Source material:
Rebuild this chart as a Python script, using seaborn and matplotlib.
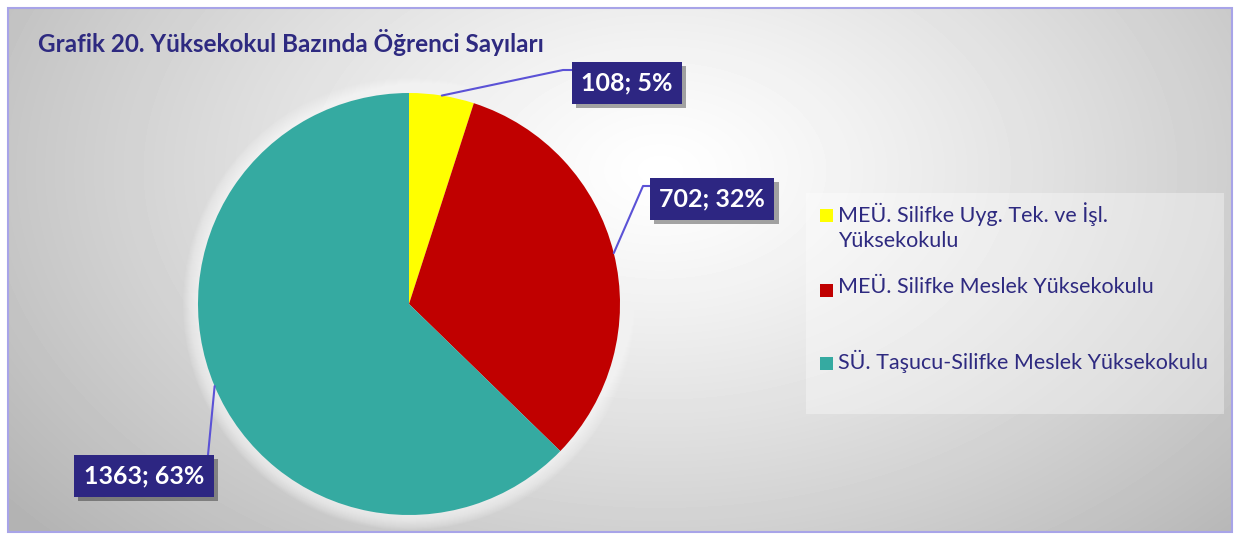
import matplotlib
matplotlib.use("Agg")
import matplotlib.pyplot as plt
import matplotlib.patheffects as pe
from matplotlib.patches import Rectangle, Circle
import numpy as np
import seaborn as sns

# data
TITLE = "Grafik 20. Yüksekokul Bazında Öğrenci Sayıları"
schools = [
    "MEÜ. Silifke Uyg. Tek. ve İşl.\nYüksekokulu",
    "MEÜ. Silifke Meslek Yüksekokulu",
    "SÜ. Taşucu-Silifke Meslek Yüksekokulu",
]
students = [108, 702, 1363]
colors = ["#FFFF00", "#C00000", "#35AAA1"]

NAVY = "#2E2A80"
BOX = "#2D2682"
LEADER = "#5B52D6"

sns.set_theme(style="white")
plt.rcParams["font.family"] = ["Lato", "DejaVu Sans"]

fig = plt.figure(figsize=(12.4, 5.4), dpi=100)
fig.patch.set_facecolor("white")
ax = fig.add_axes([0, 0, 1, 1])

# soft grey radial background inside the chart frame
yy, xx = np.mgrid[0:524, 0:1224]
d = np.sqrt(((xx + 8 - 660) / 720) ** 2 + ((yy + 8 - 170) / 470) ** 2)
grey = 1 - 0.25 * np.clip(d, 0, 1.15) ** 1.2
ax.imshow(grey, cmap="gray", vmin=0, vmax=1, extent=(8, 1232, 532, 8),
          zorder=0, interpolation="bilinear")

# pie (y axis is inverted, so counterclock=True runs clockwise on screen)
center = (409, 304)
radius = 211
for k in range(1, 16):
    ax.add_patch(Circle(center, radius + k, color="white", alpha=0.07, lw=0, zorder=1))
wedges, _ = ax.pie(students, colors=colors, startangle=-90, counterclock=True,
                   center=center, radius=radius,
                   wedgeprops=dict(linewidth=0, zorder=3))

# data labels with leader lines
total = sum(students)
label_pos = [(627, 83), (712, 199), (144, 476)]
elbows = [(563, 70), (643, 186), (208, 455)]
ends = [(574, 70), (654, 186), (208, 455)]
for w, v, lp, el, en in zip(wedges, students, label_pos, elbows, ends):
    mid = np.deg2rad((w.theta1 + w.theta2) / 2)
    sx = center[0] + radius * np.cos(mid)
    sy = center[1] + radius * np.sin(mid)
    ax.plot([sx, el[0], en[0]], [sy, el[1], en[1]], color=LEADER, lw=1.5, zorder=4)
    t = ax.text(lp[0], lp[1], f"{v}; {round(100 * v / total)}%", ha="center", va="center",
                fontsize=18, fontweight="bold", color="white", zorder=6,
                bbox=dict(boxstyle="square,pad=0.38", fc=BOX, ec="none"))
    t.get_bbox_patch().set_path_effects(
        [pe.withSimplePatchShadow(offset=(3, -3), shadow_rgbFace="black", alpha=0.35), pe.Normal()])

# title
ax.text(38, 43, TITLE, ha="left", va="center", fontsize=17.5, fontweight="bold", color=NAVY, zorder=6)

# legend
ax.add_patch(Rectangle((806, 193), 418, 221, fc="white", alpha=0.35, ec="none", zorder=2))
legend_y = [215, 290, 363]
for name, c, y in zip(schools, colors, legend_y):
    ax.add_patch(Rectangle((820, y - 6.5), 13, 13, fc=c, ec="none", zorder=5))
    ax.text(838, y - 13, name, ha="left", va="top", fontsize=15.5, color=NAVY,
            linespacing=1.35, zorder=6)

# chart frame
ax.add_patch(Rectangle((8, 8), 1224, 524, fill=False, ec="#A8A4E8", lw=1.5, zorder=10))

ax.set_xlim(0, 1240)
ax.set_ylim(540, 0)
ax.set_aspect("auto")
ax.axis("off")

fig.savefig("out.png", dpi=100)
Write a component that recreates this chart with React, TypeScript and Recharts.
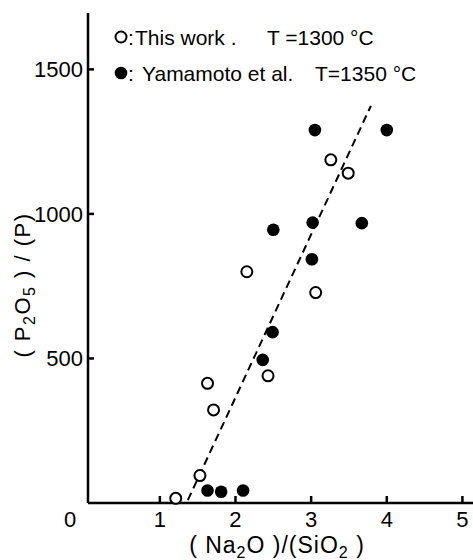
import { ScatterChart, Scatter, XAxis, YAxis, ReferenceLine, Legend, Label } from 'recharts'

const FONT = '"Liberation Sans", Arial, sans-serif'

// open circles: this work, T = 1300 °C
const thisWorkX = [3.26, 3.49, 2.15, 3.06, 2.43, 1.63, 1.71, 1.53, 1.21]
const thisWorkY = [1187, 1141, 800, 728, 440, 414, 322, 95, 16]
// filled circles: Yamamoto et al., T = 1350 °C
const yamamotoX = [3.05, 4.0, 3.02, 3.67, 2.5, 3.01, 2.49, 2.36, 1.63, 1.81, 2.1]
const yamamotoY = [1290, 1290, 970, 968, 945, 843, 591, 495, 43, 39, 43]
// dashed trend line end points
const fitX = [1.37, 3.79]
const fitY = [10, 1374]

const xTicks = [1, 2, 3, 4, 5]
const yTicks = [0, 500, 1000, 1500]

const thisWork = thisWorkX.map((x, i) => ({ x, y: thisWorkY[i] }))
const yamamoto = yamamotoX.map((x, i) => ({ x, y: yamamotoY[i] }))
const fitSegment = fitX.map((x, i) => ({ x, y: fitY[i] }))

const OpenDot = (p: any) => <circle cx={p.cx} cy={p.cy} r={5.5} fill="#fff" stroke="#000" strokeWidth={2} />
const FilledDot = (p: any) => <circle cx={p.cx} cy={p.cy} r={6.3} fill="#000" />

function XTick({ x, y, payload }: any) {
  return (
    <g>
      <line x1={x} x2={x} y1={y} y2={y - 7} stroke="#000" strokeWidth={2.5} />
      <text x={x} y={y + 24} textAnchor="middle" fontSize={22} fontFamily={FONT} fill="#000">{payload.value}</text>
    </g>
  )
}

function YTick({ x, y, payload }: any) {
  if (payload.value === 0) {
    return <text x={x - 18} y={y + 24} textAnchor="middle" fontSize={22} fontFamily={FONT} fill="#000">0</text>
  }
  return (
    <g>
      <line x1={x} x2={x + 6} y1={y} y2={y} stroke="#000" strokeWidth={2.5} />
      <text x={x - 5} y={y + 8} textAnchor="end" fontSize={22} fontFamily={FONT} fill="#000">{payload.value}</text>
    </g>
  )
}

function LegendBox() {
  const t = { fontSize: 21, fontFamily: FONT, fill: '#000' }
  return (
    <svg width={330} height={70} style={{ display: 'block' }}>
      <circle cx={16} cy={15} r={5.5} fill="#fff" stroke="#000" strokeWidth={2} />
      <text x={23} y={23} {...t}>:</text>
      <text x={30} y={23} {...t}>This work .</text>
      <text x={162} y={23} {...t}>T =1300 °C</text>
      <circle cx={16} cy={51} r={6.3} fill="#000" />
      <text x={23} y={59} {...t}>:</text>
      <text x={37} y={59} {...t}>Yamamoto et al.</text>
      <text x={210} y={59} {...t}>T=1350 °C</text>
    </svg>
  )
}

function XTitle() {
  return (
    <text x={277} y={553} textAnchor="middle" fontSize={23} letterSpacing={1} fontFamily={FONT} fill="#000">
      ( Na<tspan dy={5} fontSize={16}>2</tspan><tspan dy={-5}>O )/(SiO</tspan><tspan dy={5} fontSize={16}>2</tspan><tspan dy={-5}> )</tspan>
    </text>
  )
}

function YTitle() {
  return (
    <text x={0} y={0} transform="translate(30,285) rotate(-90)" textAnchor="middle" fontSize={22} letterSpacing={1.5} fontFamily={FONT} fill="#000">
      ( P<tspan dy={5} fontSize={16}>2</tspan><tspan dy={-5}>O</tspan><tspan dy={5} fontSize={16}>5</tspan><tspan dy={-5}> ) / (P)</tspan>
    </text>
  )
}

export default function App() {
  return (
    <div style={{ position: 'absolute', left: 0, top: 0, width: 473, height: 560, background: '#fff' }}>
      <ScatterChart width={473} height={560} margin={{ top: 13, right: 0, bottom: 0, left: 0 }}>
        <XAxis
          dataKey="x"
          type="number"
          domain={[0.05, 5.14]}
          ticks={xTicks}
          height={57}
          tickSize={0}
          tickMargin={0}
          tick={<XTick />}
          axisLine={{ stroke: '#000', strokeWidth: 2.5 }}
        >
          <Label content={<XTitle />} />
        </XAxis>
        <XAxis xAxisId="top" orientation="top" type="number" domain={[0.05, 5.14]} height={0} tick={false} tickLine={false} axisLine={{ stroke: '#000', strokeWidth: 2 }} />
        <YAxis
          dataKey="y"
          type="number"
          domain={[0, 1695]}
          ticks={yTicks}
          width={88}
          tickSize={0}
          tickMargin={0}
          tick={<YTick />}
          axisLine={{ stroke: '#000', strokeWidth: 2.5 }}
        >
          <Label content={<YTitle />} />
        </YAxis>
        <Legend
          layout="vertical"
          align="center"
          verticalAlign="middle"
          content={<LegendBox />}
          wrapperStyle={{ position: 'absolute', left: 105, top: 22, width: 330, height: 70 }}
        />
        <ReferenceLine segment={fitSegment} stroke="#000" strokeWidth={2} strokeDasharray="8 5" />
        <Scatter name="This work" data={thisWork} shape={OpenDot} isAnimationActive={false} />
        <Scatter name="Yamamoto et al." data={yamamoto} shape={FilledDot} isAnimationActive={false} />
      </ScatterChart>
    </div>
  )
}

Short problem:
Starting at the first line of the material, output exactly the lines up to and including the one with "import seaborn as sns". Do not include the pictures.

Complete response:
Rebuild this chart as a Python script, using seaborn and matplotlib.
import matplotlib
matplotlib.use("Agg")
import matplotlib.pyplot as plt
import matplotlib.patheffects as pe
from matplotlib.patches import Rectangle, Circle
import numpy as np
import seaborn as sns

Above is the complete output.